Apparently the creator of this film wanted to focus on the war between news media and the president in those days to draw a parallel to what's happening now but didn't realize that news media today is a VERY different animal. The ownership of news media right now is under the monopoly of a few, and unfortunately, fake news these days IS a real issue - I'm blaming the creation of 24 hour/day news media juggernauts that fills our lives today - with constant need for 'breaking news' even when there is none.
Trump is bad, but today's news media is just as bad.
Hell - the news media these days is so bad that it's partially responsible for the Iraq invasion.
The point being, looking at the glory days of the news media in the 70's does not excuse the state of the news media today. Again, I'm blaming the today's monopoly of news media ownership and the existence of 24 hour/day news channels which thrive on fake news.
Sounds like a movie that dealt woth the nuance of how the role of the press and nature of the news media has changed would have been much more compelling than this...
Zodiac/Film synopsis
In the late 1960s and 1970s, fear grips the city of San Francisco as a serial killer called Zodiac stalks its residents. Investigators (Mark Ruffalo, Anthony Edwards) and reporters (Jake Gyllenhaal, Robert Downey Jr.) become obsessed with learning the killer's identity and bringing him to justice.
Plot
On July 4, 1969, an unknown man attacks Darlene Ferrin and Mike Mageau with a handgun at a lovers' lane in Vallejo, California. Mageau survives.
One month later, the San Francisco Chronicle receives encrypted letters written by the killer calling himself the "Zodiac" and taunting the police.
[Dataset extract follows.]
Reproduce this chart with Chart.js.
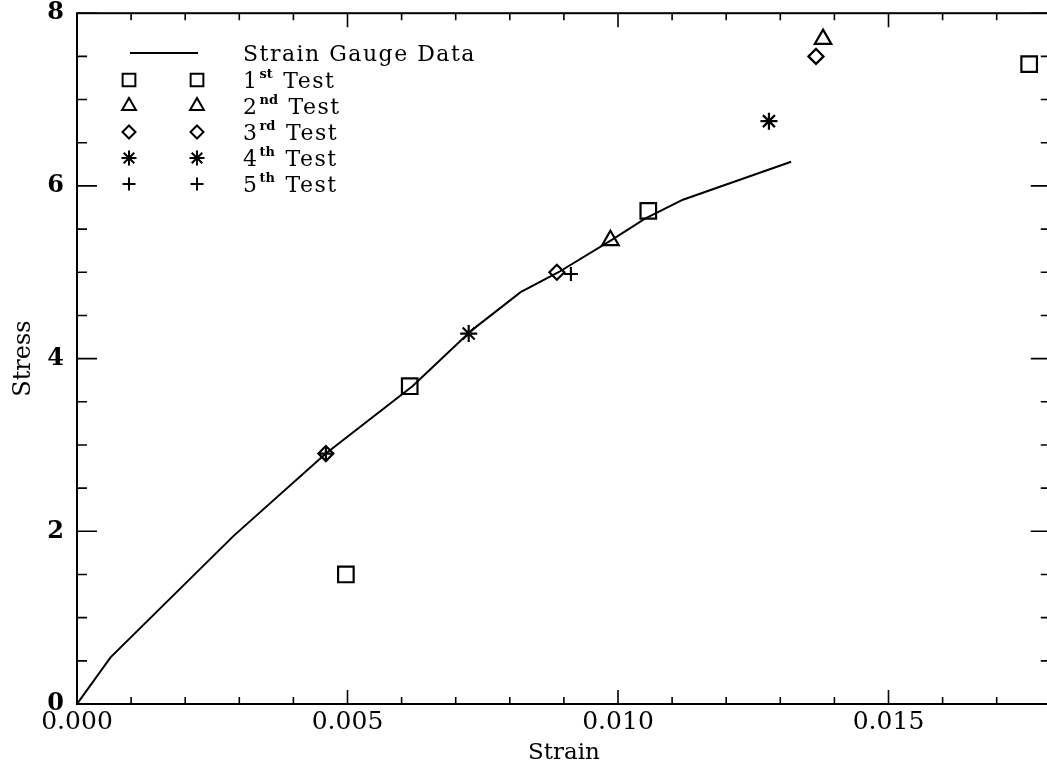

Political cartoonist Robert Graysmith is not taken seriously by crime reporter Paul Avery or the editors and is excluded from the initial details about the killings
Yes, I have seen it, and it is not about reporters investigating. First off, Robert Graysmith was not a reporter. He drew cartoons. He became an amateur sleuth as a hobby. David Toschi wasn't a reporter. Paul Avery played a minor role in comparison. The film was about the obsession that gripped both of them in the effort to solve the mystery. The fact that Graysmith worked for The Chronicle was really incidental to the plot. Hence, I disagreed with your point that Zodiac was somehow comparable to The Post or concerned investigative journalism in any way.